On line 17, we use the start and end year values to generate the list of years that we’ll use as an input parameter for each instance of the container we’ll be running. Alternatively, if they were not sequential, we could specify the years that we want to utilize in an array or other data structure.
In Lines 32-54, we define our ECS operator template with all the values that the tasks will have in common. Subsequently, in the for loop that starts on line 59, for each year in the yearstoAnalyze, we utilize the template, append the specific command—for example -y 2002—and add each ESC Task to the task list.
Next, we add the Python file to Airflow’s DAG folder. Within seconds, Airflow will display the analyzer DAG on the home screen. Clicking on the DAG takes us to the Tree View screen, which gives us visual confirmation on the creation of each unique task.
Running our DAG
Once triggered, our DAG will instruct the AWS to provision 21 Fargate Tasks, one for each year between 1999 and 2020. The output of each container can be viewed in the logs for each task.
As mentioned earlier, if any of the tasks fail for some reason, in the code, we configured the DAG to retry twice automatically. We can also retry a specific job manually, or the entire DAG.
Going with the flow
You may already be utilizing Fargate for scheduling and running multiple tasks, but the manual process of having to generate and configure each job may not seem worthwhile. You may have already learned how to use the AWS API to trigger multiple tasks with different inputs, but don’t have a way of effectively scaling and monitoring success and failures with automatic retries.

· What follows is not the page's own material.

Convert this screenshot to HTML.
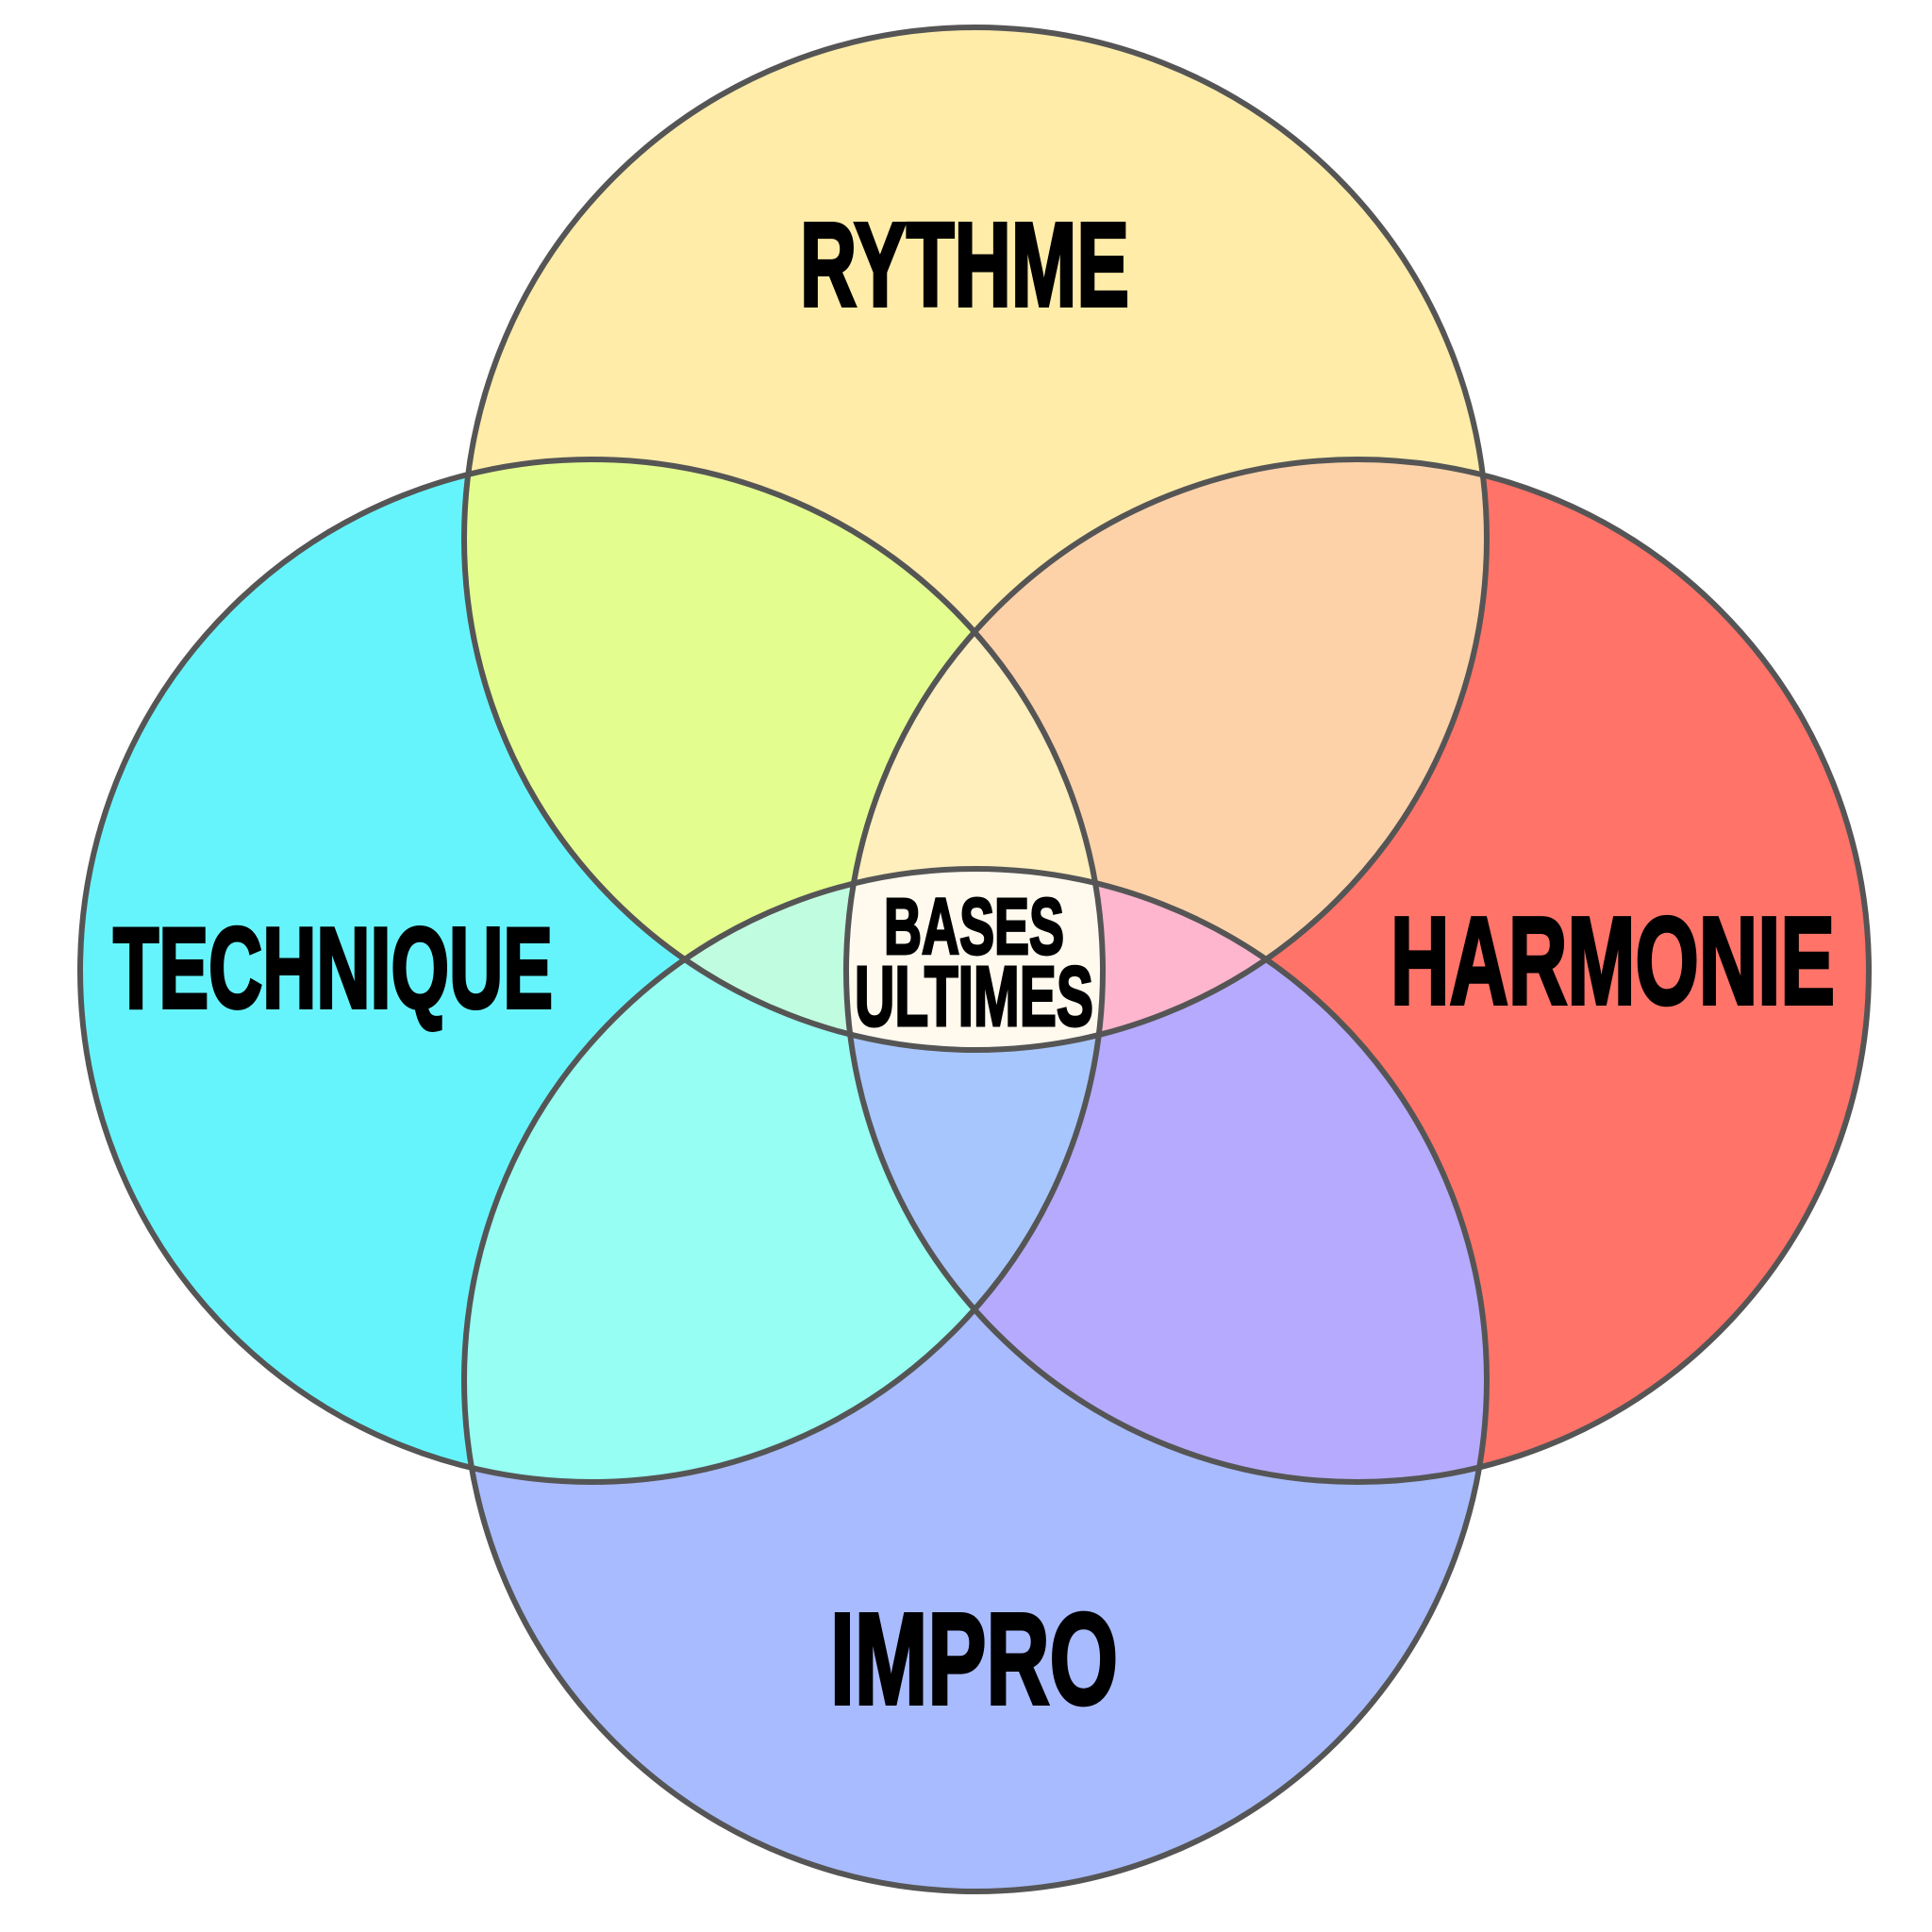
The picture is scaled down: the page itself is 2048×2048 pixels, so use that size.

In either case, Airflow is an excellent fit for dynamically generating your tasks with Python. There is the added benefit of adding scheduling and many other operators such as Slack integrations that notify you when tasks succeed or fail. Airflow’s documentation is very straightforward and hosts several examples to get you started. And now that you know how to solve for taking one task/job and running the same logic with different input values in a parallel, you can save time and avoid the tedium of a sequential approach.